Thanks for your part in all of that, and for your fine work on Comics Retailer — this also managed to hang on a lot longer than I would have expected it to. Both publications were integral in growing novice fans into dedicated collectors, and in educating retailers.

TBG #22’s cover led with an auction.

I greatly appreciate Bud’s sentiments, and it reminds me of something I didn’t pay as much attention to in my piece as it deserved: the ad staff. Their work, bringing all that material together, filled up three-quarters of the issues for years, and it was an often difficult and unsung job.

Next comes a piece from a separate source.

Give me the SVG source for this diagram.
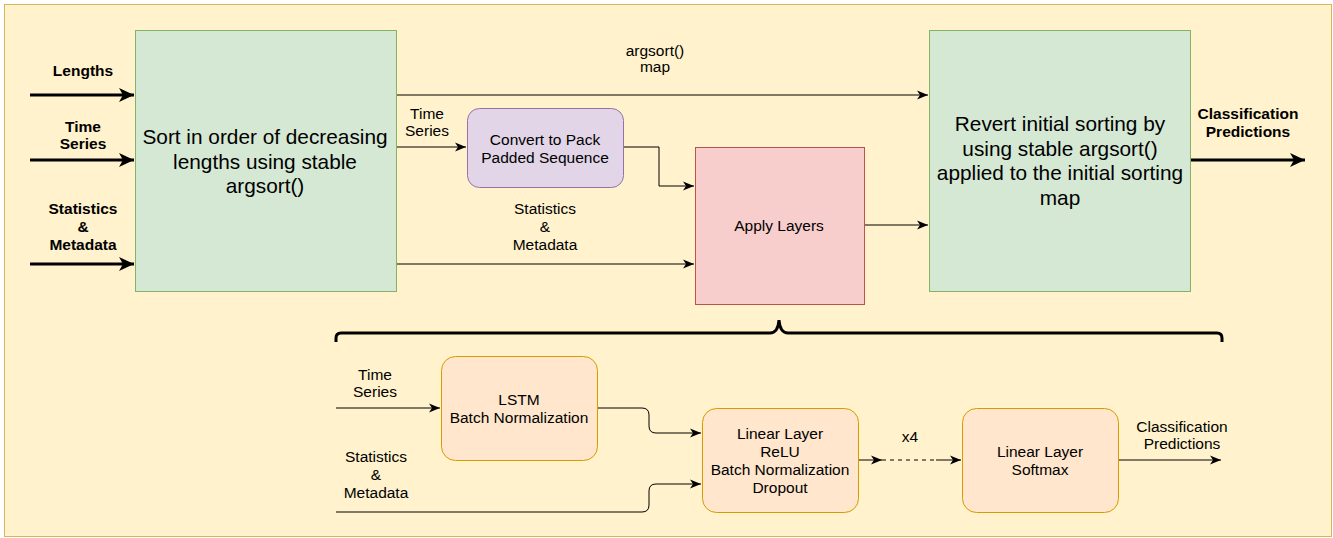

My wife was an ad rep there for less than a year in the late 1990s, and I got to see some of the pressures of the work from her — as well as what I saw in the office over the years. It wasn’t just the cold calls that presented the challenge — ad staffers also helped to corral a vast amount of materials, funneling it from the advertisers to the designers in the production room. Materials were coming in from hundreds of vendors each week; just managing the traffic was a monumental chore. But for years, many in the business knew to expect their weekly call from staffers including John Diser, Jim Felhofer, Jim Owens, John Hammond, Cheryl Clementi, Norma Jean Fochs, Tom Polzer, Amanda Wild, Steve Madson, and many, many more. I would also single out for note Shannon Piotrowski, who handled the calls solo for much of the 2000s, and Lori Hauser, who handled traffic for the ad office for more than 20 years.

One of the last ad rate cards, 2009-10.

There was always a tension between advertising and editorial, each pushing and pulling the magazine toward something that more closely served their needs. One year at San Diego, The Comics Journal read “indictments” against various entities in the industry, including one saying that CBG’s editorial staff ran too many articles just to satisfy the ad staff. “Any objections?” they’d asked after reading the charge; no one said anything. Hearing later of it, ad rep John Diser said he would have loudly and vociferously objected. “I’d have told them you don’t run nearly enough!”

But several of the ad staffers, including John, were comics fans themselves — and in the end, we all had the same interest, which was putting out the most successful magazine we could, despite the challenges facing the business model. The magazine that started out almost entirely as advertising may have ended life almost entirely as editorial content, but there’s no understating the role that advertisers and ad staffers alike had in between.